Overall global losses total only third of 10-year average
Catastrophe losses for the first half of 2012 were about one third of the 10-year average, according to the latest report by Munich Re.
Overall global losses up to the end of June 2012 were $26 billion. Approximately $12 billion of those were insured, 85% of which were incurred in the US as a result of tornadoes and wildfires.The 10-year average for total losses during the first six months is $75.6 billion, and $19.2bn for insured losses.
The relatively small amount of damage has helped to offset the high losses from the first half of last year following earthquakes in Japan and New Zealand.
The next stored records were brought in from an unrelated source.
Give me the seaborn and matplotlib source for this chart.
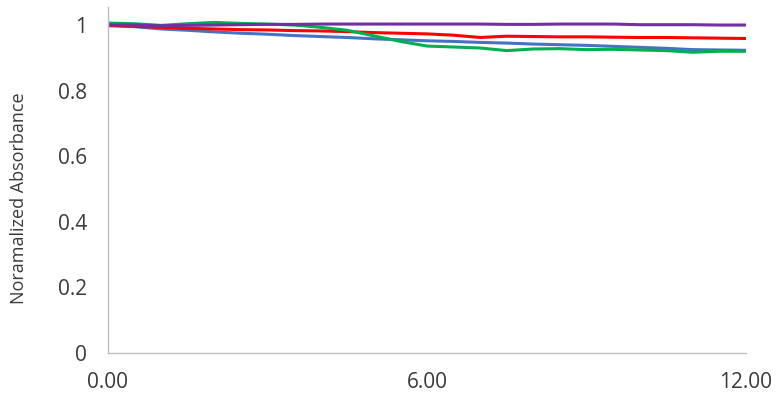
import numpy as np
import pandas as pd
import seaborn as sns
import matplotlib.pyplot as plt

# Time (h) and normalized absorbance for each sample
time_h = [0.0, 0.5, 1.0, 1.5, 2.0, 2.5, 3.0, 3.5, 4.0, 4.5, 5.0, 5.5, 6.0,
          6.5, 7.0, 7.5, 8.0, 8.5, 9.0, 9.5, 10.0, 10.5, 11.0, 11.5, 12.0]

blue = [1.000, 0.995, 0.988, 0.984, 0.979, 0.975, 0.972, 0.968, 0.965, 0.962, 0.958, 0.955, 0.952,
        0.950, 0.947, 0.945, 0.942, 0.940, 0.938, 0.935, 0.932, 0.929, 0.925, 0.924, 0.923]
red = [0.998, 0.996, 0.993, 0.990, 0.988, 0.986, 0.985, 0.983, 0.982, 0.980, 0.977, 0.975, 0.973,
       0.969, 0.962, 0.966, 0.965, 0.964, 0.964, 0.963, 0.962, 0.962, 0.961, 0.960, 0.959]
green = [1.006, 1.004, 0.999, 1.004, 1.008, 1.005, 1.003, 1.000, 0.993, 0.984, 0.967, 0.950, 0.936,
         0.933, 0.930, 0.922, 0.927, 0.928, 0.925, 0.926, 0.924, 0.922, 0.917, 0.920, 0.920]
purple = [1.000, 1.000, 0.998, 0.999, 1.000, 1.001, 1.002, 1.002, 1.003, 1.003, 1.003, 1.003, 1.003,
          1.003, 1.003, 1.002, 1.002, 1.003, 1.003, 1.003, 1.001, 1.001, 1.001, 1.000, 1.000]

series_names = ["Blue", "Red", "Green", "Purple"]
series_values = [blue, red, green, purple]
colors = {"Blue": "#4472C4", "Red": "#FF0000", "Green": "#00B050", "Purple": "#7030A0"}

df = pd.concat(
    [pd.DataFrame({"time": time_h, "absorbance": v, "sample": n})
     for n, v in zip(series_names, series_values)],
    ignore_index=True,
)

sns.set_style("white")
plt.rcParams["font.family"] = ["Open Sans", "DejaVu Sans"]

fig = plt.figure(figsize=(7.8, 3.97), dpi=100)
ax = fig.add_axes([108 / 780, 1 - 353 / 397, (746 - 108) / 780, (353 - 7) / 397])

sns.lineplot(data=df, x="time", y="absorbance", hue="sample", palette=colors,
             hue_order=series_names, linewidth=2.2, legend=False, ax=ax)

ax.set_xlim(0, 12)
ax.set_ylim(0, 1.055)
ax.set_xticks([0, 6, 12])
ax.set_xticklabels(["0.00", "6.00", "12.00"])
ax.set_yticks([0, 0.2, 0.4, 0.6, 0.8, 1.0])
ax.set_yticklabels(["0", "0.2", "0.4", "0.6", "0.8", "1"])
ax.tick_params(axis="both", length=0, labelsize=15, colors="#3a3a3a")
ax.tick_params(axis="y", pad=15)
ax.tick_params(axis="x", pad=14)

ax.set_xlabel("")
ax.set_ylabel("Noramalized Absorbance", fontsize=13, color="#3a3a3a")
ax.yaxis.set_label_coords(-0.125, 0.448)

for side in ["top", "right"]:
    ax.spines[side].set_visible(False)
for side in ["left", "bottom"]:
    ax.spines[side].set_color("#BFBFBF")
    ax.spines[side].set_linewidth(1.0)

fig.savefig("out.png", dpi=100)
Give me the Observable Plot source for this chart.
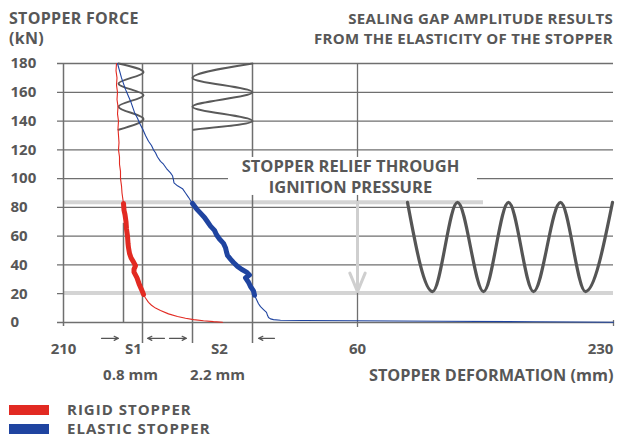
<!DOCTYPE html>
<html>
<head>
<meta charset="utf-8">
<script src="https://cdn.jsdelivr.net/npm/d3@7"></script>
<script src="https://cdn.jsdelivr.net/npm/@observablehq/plot@0.6"></script>
<style>
  html, body { margin: 0; padding: 0; background: #fff; }
  body { width: 617px; height: 438px; overflow: hidden; font-family: "Open Sans", sans-serif; color: #575757; font-weight: 700; }
  #header { position: relative; height: 50px; }
  .title { position: absolute; top: 8px; font-size: 16px; line-height: 20px; letter-spacing: 0.3px; white-space: nowrap; }
  #tl { left: 9px; }
  #tr { right: 4px; text-align: right; font-size: 15px; letter-spacing: 0.3px; }
  #legend { padding-top: 10px; }
  .row { display: flex; align-items: center; height: 19px; font-size: 15px; line-height: 19px; letter-spacing: 1px; }
  .sw { width: 40px; height: 10px; margin-left: 9px; margin-right: 18px; }
  #chart svg { display: block; }
</style>
</head>
<body>
<div id="header">
  <div class="title" id="tl">STOPPER FORCE<br>(kN)</div>
  <div class="title" id="tr">SEALING GAP AMPLITUDE RESULTS<br>FROM THE ELASTICITY OF THE STOPPER</div>
</div>
<div id="chart"></div>
<div id="legend">
  <div class="row"><div class="sw" style="background:#e22a22"></div>RIGID STOPPER</div>
  <div class="row"><div class="sw" style="background:#1f44a0"></div>ELASTIC STOPPER</div>
</div>
<script>
// ---- data (force in kN, position along schematic deformation axis) ----
const yTicks = [0, 20, 40, 60, 80, 100, 120, 140, 160, 180];
const xTickPos = [0, 70, 156, 294, 537];
const xTickLabels = ["210", "S1", "S2", "60", "230"];
const gapPos = [67, 154];
const gapLabels = ["0.8 mm", "2.2 mm"];
const axisTitlePos = [550];
const axisTitle = ["STOPPER DEFORMATION (mm)"];

// rigid stopper curve
const rigidForce = [180,175,170,165,160,155,150,145,140,135,130,125,120,115,110,105,100,95,90,85,
  82.7,78,75,70,65,60,55,52,48,45,42,39.5,37,35,31,27,23,19.5,
  17,14,12,10,8.3,6,4.2,3,2,1.2,0.6,0.2];
const rigidPos = [53,52.5,53.5,53,54,53.5,54.5,54,55,54.5,55,55.5,55,56,56,57,57,58,58.5,59.5,
  60,60.5,61.5,62.5,63,64,64.5,65,66,67.5,70,72,70.5,70.5,73.5,75.5,78,80,
  82,85,88,92,97,105,114,122,130,140,150,159];

// elastic stopper curve
const elasticForce = [180,175,170,166,162,158,154,150,146,142,138,134,130,126,123,120,118,115,112,110,107,104,102,99,97,95,93,90,87,84.8,
  82.7,79,76,73,70,67,64,61,58,55,52,49,46.6,44,41.7,39,37,35,33,31,28,25,22,
  19,16,13,11,9,7,5,3.5,2.5,2,1.6,1.4,1.2,0.9,0.5,0.2];
const elasticPos = [54,56,58,60,62,64.5,67,69,71,74,76.5,79.5,82,85,88,90,92,94,97,100,103,107,109,110,110.5,114,119,122,125,127,
  129,133,137,141,144,147,151,153,156,160,162,163,164,167,170,174,178,183,186,182,185,187,190,
  191,193,195,197,200,203,204,205,207,210,217,240,294,380,470,550];

// sealing-gap waves: extreme points
const smallWaveForce = [180, 174, 166, 158, 150, 141.5, 134];
const smallWavePos = [55, 80, 55, 80, 55, 80, 55];
const bigWaveForce = [180, 170, 160, 150, 140, 134];
const bigWavePos = [189, 129, 189, 129, 189, 130];
const gapWavePos = [344, 369, 394, 420, 445, 470, 497, 522, 549];
const gapWaveForce = [83.5, 21.5, 83.5, 21.5, 83.5, 21.5, 83.5, 21.5, 83.5];

// annotation levels
const reliefTop = 83.5, reliefBottom = 20.5;
const boxText = ["STOPPER RELIEF THROUGH", "IGNITION PRESSURE"];
const boxTextForce = [108.4, 93.8];

// gap-width arrows below the axis (from, to)
const gapArrowFrom = [38, 101, 106, 211];
const gapArrowTo = [55, 84, 123, 195];
const gapArrowLevel = -11;

const rigid = rigidForce.map((f, i) => ({f, x: rigidPos[i]}));
const elastic = elasticForce.map((f, i) => ({f, x: elasticPos[i]}));
const smallWave = smallWaveForce.map((f, i) => ({f, x: smallWavePos[i]}));
const bigWave = bigWaveForce.map((f, i) => ({f, x: bigWavePos[i]}));
const gapWave = gapWavePos.map((x, i) => ({x, f: gapWaveForce[i]}));
const gapArrows = gapArrowFrom.map((x1, i) => ({x1, x2: gapArrowTo[i]}));
const tickMap = new Map(xTickPos.map((d, i) => [d, xTickLabels[i]]));
const gapMap = new Map(gapPos.map((d, i) => [d, gapLabels[i]]));
const titleMap = new Map(axisTitlePos.map((d, i) => [d, axisTitle[i]]));

const thick = d => d.f <= 83 && d.f >= 18;
const grid = "#6f6f6f", txt = "#575757", band = "#d4d4d4";
const font = {fontSize: 15, fontWeight: 700, fill: txt};

const chart = Plot.plot({
  width: 617, height: 340,
  marginTop: 13, marginBottom: 68, marginLeft: 63, marginRight: 4,
  x: {domain: [0, 550]},
  y: {domain: [0, 180]},
  style: {fontFamily: "Open Sans", background: "white", overflow: "visible"},
  marks: [
    Plot.ruleY(yTicks, {stroke: grid, strokeWidth: 1.3, insetLeft: -6}),
    Plot.ruleY([reliefTop], {x1: 0, x2: 420, stroke: band, strokeWidth: 4}),
    Plot.ruleY([reliefBottom], {x1: 0, x2: 550, stroke: band, strokeWidth: 4}),
    Plot.ruleX([0], {stroke: grid, strokeWidth: 1.5, insetBottom: -4}),
    Plot.ruleX([294], {stroke: grid, strokeWidth: 1.3, insetBottom: -5}),
    Plot.ruleX([79, 129, 189], {stroke: grid, strokeWidth: 1.5, insetBottom: -21}),
    Plot.ruleX([60], {y1: 0, y2: reliefTop, stroke: grid, strokeWidth: 1.5, insetBottom: -21}),
    Plot.ruleX([550], {y1: 0, y2: 0, stroke: grid, strokeWidth: 1.3, insetTop: -2, insetBottom: -4}),
    Plot.rect([0], {x1: 165, x2: 414, y1: 88.3, y2: 114.7, fill: "white"}),
    Plot.text(boxText, {x: 287, y: (d, i) => boxTextForce[i], text: d => d, fontSize: 16.5, fontWeight: 700, fill: txt}),
    Plot.arrow([0], {x1: 294, x2: 294, y1: reliefTop, y2: reliefBottom + 1, stroke: "#cfcfcf", strokeWidth: 3, headLength: 10, headAngle: 45}),
    Plot.line(smallWave, {x: "x", y: "f", curve: "monotone-y", stroke: "#5a5a5a", strokeWidth: 2}),
    Plot.line(bigWave, {x: "x", y: "f", curve: "monotone-y", stroke: "#5a5a5a", strokeWidth: 2}),
    Plot.line(gapWave, {x: "x", y: "f", curve: "monotone-x", stroke: "#555", strokeWidth: 3.2}),
    Plot.line(rigid, {x: "x", y: "f", stroke: "#e22a22", strokeWidth: 1.1}),
    Plot.line(rigid.filter(thick), {x: "x", y: "f", stroke: "#e22a22", strokeWidth: 5, strokeLinejoin: "round"}),
    Plot.line(elastic, {x: "x", y: "f", stroke: "#1f44a0", strokeWidth: 1.1}),
    Plot.line(elastic.filter(thick), {x: "x", y: "f", stroke: "#1f44a0", strokeWidth: 5, strokeLinejoin: "round"}),
    Plot.arrow(gapArrows, {x1: "x1", x2: "x2", y1: gapArrowLevel, y2: gapArrowLevel, stroke: "#555", strokeWidth: 1.2, headLength: 6, headAngle: 50}),
    Plot.axisY(yTicks, {tickSize: 0, tickPadding: 0, textAnchor: "start", dx: -53, label: null, ...font}),
    Plot.axisX(xTickPos, {tickSize: 0, tickPadding: 21, tickFormat: d => tickMap.get(d), label: null, ...font}),
    Plot.axisX(gapPos, {tickSize: 0, tickPadding: 47, tickFormat: d => gapMap.get(d), label: null, ...font}),
    Plot.axisX(axisTitlePos, {tickSize: 0, tickPadding: 47, tickFormat: d => titleMap.get(d), textAnchor: "end", label: null, ...font, fontSize: 16.3})
  ]
});
document.getElementById("chart").appendChild(chart);
</script>
</body>
</html>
Overall losses for the first half of 2011 were $302 billion, and insured losses were just under $82 billion.
The half-year report revealed that there were around 450 natural hazard loss events during the first half of the year, slightly above the six-month average of 395, with no major catastrophes on the scale of those reported in 2011.
“Losses in the first half of 2012 were comparatively low,” said Munich Re board member, Torsten Jeworrek.
“It is in line with expectations that extreme and more moderate years will balance each other out in the course of time.
“The role of insurers is to set premiums appropriate to the risk in the long-term, taking into account all such fluctuations.
“In this respect, insurers can also do something towards mitigating the loss burdens by providing comprehensive information and offering specific prevention incentives for reducing the vulnerability of buildings and infrastructure to damage.”